EXERCISE DIRECTIONS
Write out the material again word for word, dropping any images it holds.

____

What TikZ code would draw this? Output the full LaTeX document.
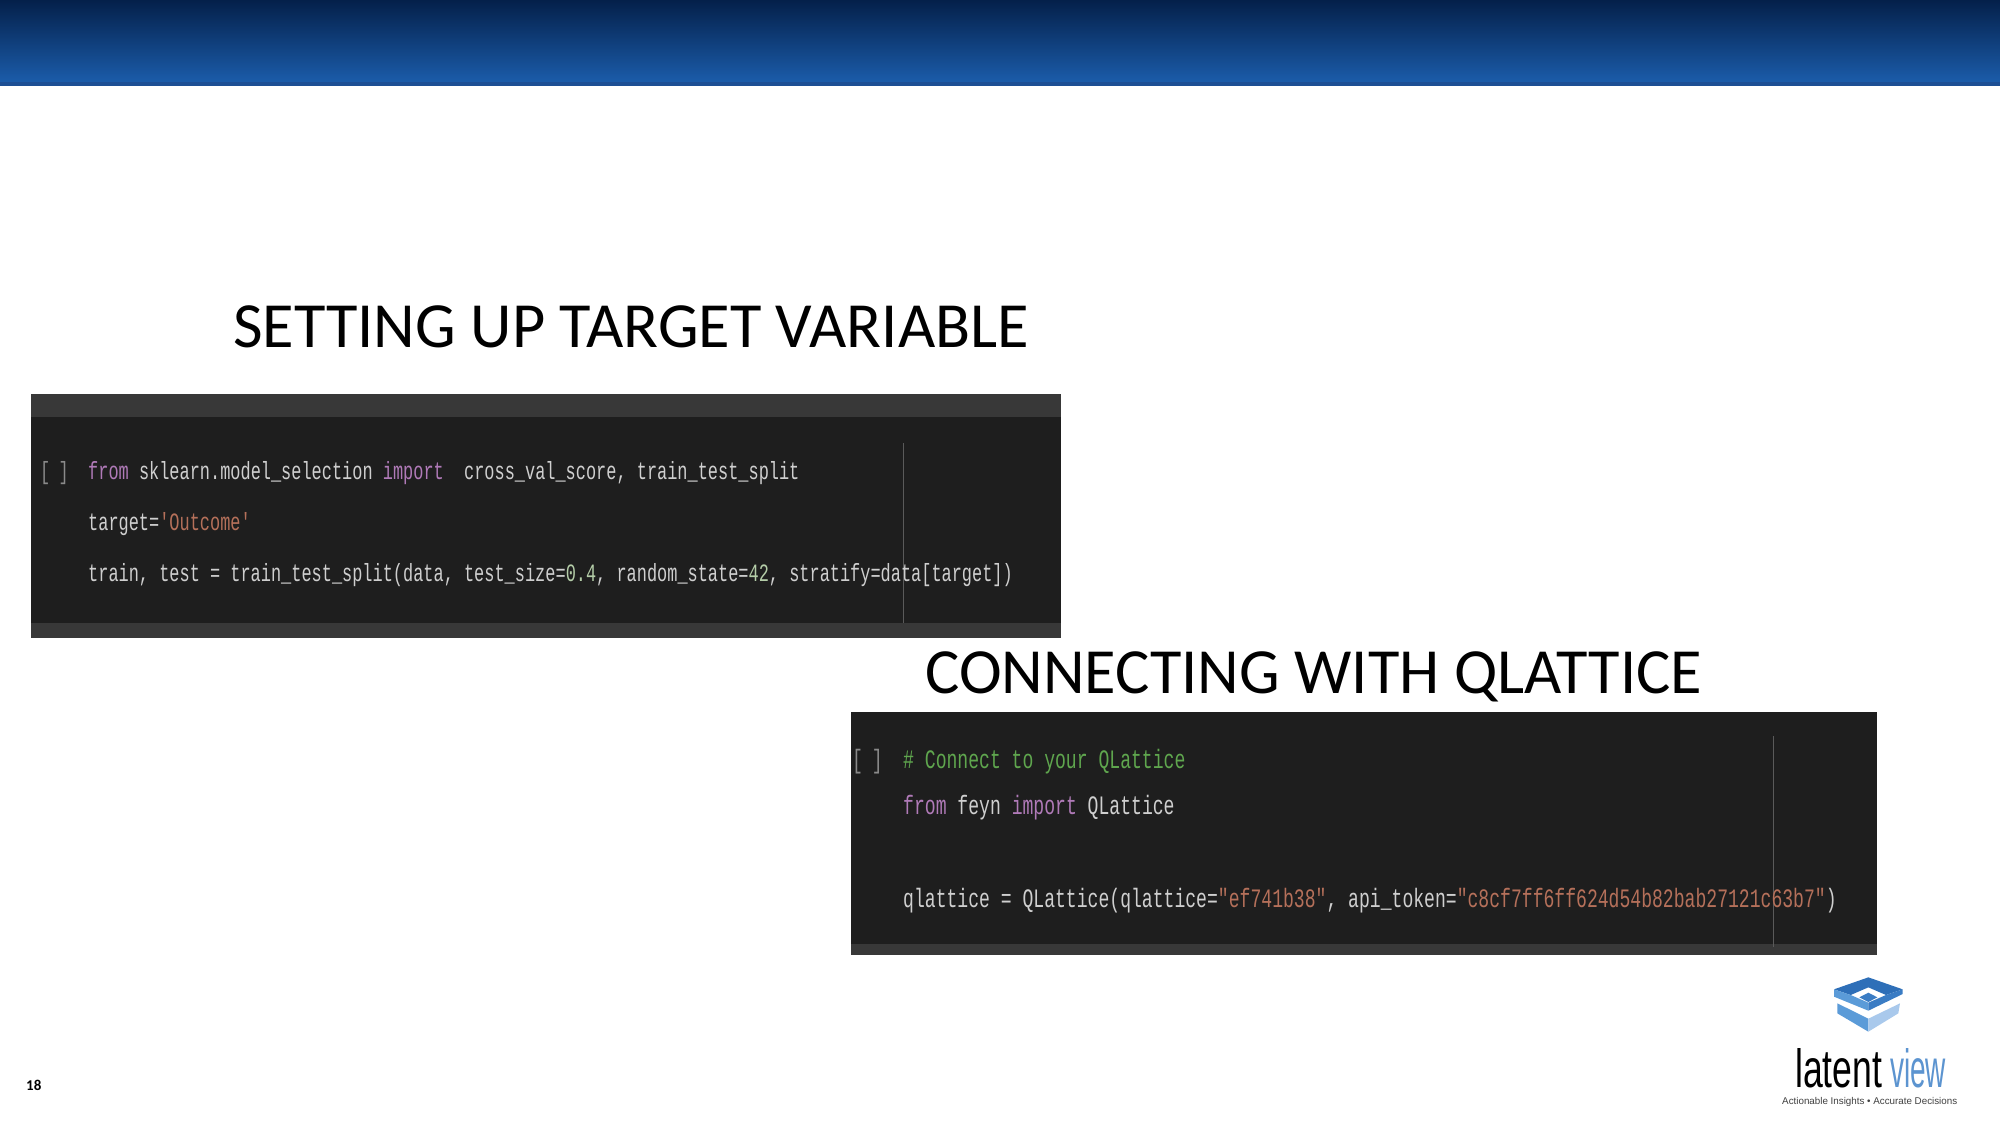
\documentclass[tikz,border=0pt]{standalone}
\usepackage{fontspec}
\usepackage{graphicx}
\setmainfont{Carlito}
\newfontfamily\codefont[FakeStretch=0.68]{Liberation Mono}
\newfontfamily\logofont{Liberation Sans}
\definecolor{panelbg}{HTML}{1E1E1E}
\definecolor{panelbar}{HTML}{383838}
\definecolor{codetxt}{HTML}{CFCFCF}
\definecolor{kw}{HTML}{B07AB8}
\definecolor{strc}{HTML}{B5705A}
\definecolor{numc}{HTML}{B4CDA8}
\definecolor{comc}{HTML}{5FA64E}
\definecolor{brk}{HTML}{8A8A8A}
\definecolor{guide}{HTML}{5A5A5A}
\definecolor{logoA}{HTML}{2E6FB8}
\definecolor{logoB}{HTML}{5B9BD8}
\definecolor{logoC}{HTML}{3A7CC4}
\definecolor{logoD}{HTML}{A9C9EC}
\definecolor{viewc}{HTML}{5C94D0}
\definecolor{headtop}{HTML}{04204A}
\definecolor{headbot}{HTML}{1B5CAA}
\definecolor{headline}{HTML}{1D4F94}
\newcommand{\kwd}[1]{\textcolor{kw}{#1}}
\newcommand{\strg}[1]{\textcolor{strc}{#1}}
\newcommand{\numb}[1]{\textcolor{numc}{#1}}
\tikzset{
  titletext/.style={anchor=base west,inner sep=0pt,font=\fontsize{64.4}{65}\selectfont,text=black},
  codeA/.style={anchor=base west,inner sep=0pt,font=\codefont\fontsize{24.9}{25}\selectfont,text=codetxt},
  codeB/.style={anchor=base west,inner sep=0pt,font=\codefont\fontsize{26.6}{27}\selectfont,text=codetxt},
  guideline/.style={draw=guide,line width=1pt},
}
\begin{document}
\begin{tikzpicture}[x=1pt,y=-1pt]
\useasboundingbox (0,0) rectangle (2000,1125);
\fill[white] (0,0) rectangle (2000,1125);
% header
\shade[top color=headtop,bottom color=headbot] (0,0) rectangle (2000,82);
\fill[headline] (0,82) rectangle (2000,86);
% titles
\node[titletext] (t1) at (233,347) {SETTING UP TARGET VARIABLE};
\node[titletext] (t2) at (925,693) {CONNECTING WITH QLATTICE};
% panel 1
\fill[panelbg] (31,394) rectangle (1061,638);
\fill[panelbar] (31,394) rectangle (1061,417);
\fill[panelbar] (31,623) rectangle (1061,638);
\draw[guideline] (903,443) -- (903,623);
\node[codeA,text=brk] (b1) at (40,479) {[\kern-2pt\ ]};
\node[codeA] (a1) at (88,479) {\kwd{from} sklearn.model\_selection \kwd{import}\ \ cross\_val\_score, train\_test\_split};
\node[codeA] (a2) at (88,530) {target=\strg{'Outcome'}};
\node[codeA] (a3) at (88,581) {train, test = train\_test\_split(data, test\_size=\numb{0.4}, random\_state=\numb{42}, stratify=data[target])};
% panel 2
\fill[panelbg] (851,712) rectangle (1877,955);
\fill[panelbar] (851,944) rectangle (1877,955);
\draw[guideline] (1773,736) -- (1773,947);
\node[codeB,text=brk] (b2) at (852,768) {[\kern-2pt\ ]};
\node[codeB,text=comc] (c1) at (903,768) {\# Connect to your QLattice};
\node[codeB] (c2) at (903,814) {\kwd{from} feyn \kwd{import} QLattice};
\node[codeB] (c3) at (903,907) {qlattice = QLattice(qlattice=\strg{"ef741b38"}, api\_token=\strg{"c8cf7ff6ff624d54b82bab27121c63b7"})};
% page number
\node[anchor=base west,inner sep=0pt,font=\fontsize{15}{15}\selectfont\bfseries] (pg) at (26,1090) {18};
% logo mark
\begin{scope}[shift={(1760,960)},x=1/3*1pt,y=-1/3*1pt]
\fill[logoA] (222,88) -- (325,52) -- (428,88) -- (378,105) -- (325,82) -- (272,105) -- cycle;
\fill[logoB] (222,88) -- (272,105) -- (325,128) -- (325,152) -- (222,110) -- cycle;
\fill[logoC] (428,88) -- (428,102) -- (325,152) -- (325,128) -- (378,105) -- cycle;
\fill[logoC] (298,112) -- (325,98) -- (352,112) -- (325,126) -- cycle;
\fill[logoB] (232,130) -- (325,176) -- (325,215) -- (232,160) -- cycle;
\fill[logoD] (420,130) -- (325,176) -- (325,215) -- (415,160) -- cycle;
\end{scope}
% logo text
\node[anchor=north west,inner sep=0pt,text=black] (lg1) at (1795,1048) {\resizebox{87pt}{39pt}{\logofont latent}};
\node[anchor=north west,inner sep=0pt,text=viewc] (lg2) at (1890,1048) {\resizebox{56pt}{39pt}{\logofont view}};
\node[anchor=base west,inner sep=0pt,text=black!75] (lg3) at (1782,1104) {\resizebox{175pt}{!}{\logofont Actionable Insights \textbullet\ Accurate Decisions}};
\end{tikzpicture}
\end{document}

____

RESPONSE TO THE EXERCISE
What TikZ code would draw this? Output the full LaTeX document.
\documentclass[tikz,border=0pt]{standalone}
\usepackage{fontspec}
\usepackage{graphicx}
\setmainfont{Carlito}
\newfontfamily\codefont[FakeStretch=0.68]{Liberation Mono}
\newfontfamily\logofont{Liberation Sans}
\definecolor{panelbg}{HTML}{1E1E1E}
\definecolor{panelbar}{HTML}{383838}
\definecolor{codetxt}{HTML}{CFCFCF}
\definecolor{kw}{HTML}{B07AB8}
\definecolor{strc}{HTML}{B5705A}
\definecolor{numc}{HTML}{B4CDA8}
\definecolor{comc}{HTML}{5FA64E}
\definecolor{brk}{HTML}{8A8A8A}
\definecolor{guide}{HTML}{5A5A5A}
\definecolor{logoA}{HTML}{2E6FB8}
\definecolor{logoB}{HTML}{5B9BD8}
\definecolor{logoC}{HTML}{3A7CC4}
\definecolor{logoD}{HTML}{A9C9EC}
\definecolor{viewc}{HTML}{5C94D0}
\definecolor{headtop}{HTML}{04204A}
\definecolor{headbot}{HTML}{1B5CAA}
\definecolor{headline}{HTML}{1D4F94}
\newcommand{\kwd}[1]{\textcolor{kw}{#1}}
\newcommand{\strg}[1]{\textcolor{strc}{#1}}
\newcommand{\numb}[1]{\textcolor{numc}{#1}}
\tikzset{
  titletext/.style={anchor=base west,inner sep=0pt,font=\fontsize{64.4}{65}\selectfont,text=black},
  codeA/.style={anchor=base west,inner sep=0pt,font=\codefont\fontsize{24.9}{25}\selectfont,text=codetxt},
  codeB/.style={anchor=base west,inner sep=0pt,font=\codefont\fontsize{26.6}{27}\selectfont,text=codetxt},
  guideline/.style={draw=guide,line width=1pt},
}
\begin{document}
\begin{tikzpicture}[x=1pt,y=-1pt]
\useasboundingbox (0,0) rectangle (2000,1125);
\fill[white] (0,0) rectangle (2000,1125);
% header
\shade[top color=headtop,bottom color=headbot] (0,0) rectangle (2000,82);
\fill[headline] (0,82) rectangle (2000,86);
% titles
\node[titletext] (t1) at (233,347) {SETTING UP TARGET VARIABLE};
\node[titletext] (t2) at (925,693) {CONNECTING WITH QLATTICE};
% panel 1
\fill[panelbg] (31,394) rectangle (1061,638);
\fill[panelbar] (31,394) rectangle (1061,417);
\fill[panelbar] (31,623) rectangle (1061,638);
\draw[guideline] (903,443) -- (903,623);
\node[codeA,text=brk] (b1) at (40,479) {[\kern-2pt\ ]};
\node[codeA] (a1) at (88,479) {\kwd{from} sklearn.model\_selection \kwd{import}\ \ cross\_val\_score, train\_test\_split};
\node[codeA] (a2) at (88,530) {target=\strg{'Outcome'}};
\node[codeA] (a3) at (88,581) {train, test = train\_test\_split(data, test\_size=\numb{0.4}, random\_state=\numb{42}, stratify=data[target])};
% panel 2
\fill[panelbg] (851,712) rectangle (1877,955);
\fill[panelbar] (851,944) rectangle (1877,955);
\draw[guideline] (1773,736) -- (1773,947);
\node[codeB,text=brk] (b2) at (852,768) {[\kern-2pt\ ]};
\node[codeB,text=comc] (c1) at (903,768) {\# Connect to your QLattice};
\node[codeB] (c2) at (903,814) {\kwd{from} feyn \kwd{import} QLattice};
\node[codeB] (c3) at (903,907) {qlattice = QLattice(qlattice=\strg{"ef741b38"}, api\_token=\strg{"c8cf7ff6ff624d54b82bab27121c63b7"})};
% page number
\node[anchor=base west,inner sep=0pt,font=\fontsize{15}{15}\selectfont\bfseries] (pg) at (26,1090) {18};
% logo mark
\begin{scope}[shift={(1760,960)},x=1/3*1pt,y=-1/3*1pt]
\fill[logoA] (222,88) -- (325,52) -- (428,88) -- (378,105) -- (325,82) -- (272,105) -- cycle;
\fill[logoB] (222,88) -- (272,105) -- (325,128) -- (325,152) -- (222,110) -- cycle;
\fill[logoC] (428,88) -- (428,102) -- (325,152) -- (325,128) -- (378,105) -- cycle;
\fill[logoC] (298,112) -- (325,98) -- (352,112) -- (325,126) -- cycle;
\fill[logoB] (232,130) -- (325,176) -- (325,215) -- (232,160) -- cycle;
\fill[logoD] (420,130) -- (325,176) -- (325,215) -- (415,160) -- cycle;
\end{scope}
% logo text
\node[anchor=north west,inner sep=0pt,text=black] (lg1) at (1795,1048) {\resizebox{87pt}{39pt}{\logofont latent}};
\node[anchor=north west,inner sep=0pt,text=viewc] (lg2) at (1890,1048) {\resizebox{56pt}{39pt}{\logofont view}};
\node[anchor=base west,inner sep=0pt,text=black!75] (lg3) at (1782,1104) {\resizebox{175pt}{!}{\logofont Actionable Insights \textbullet\ Accurate Decisions}};
\end{tikzpicture}
\end{document}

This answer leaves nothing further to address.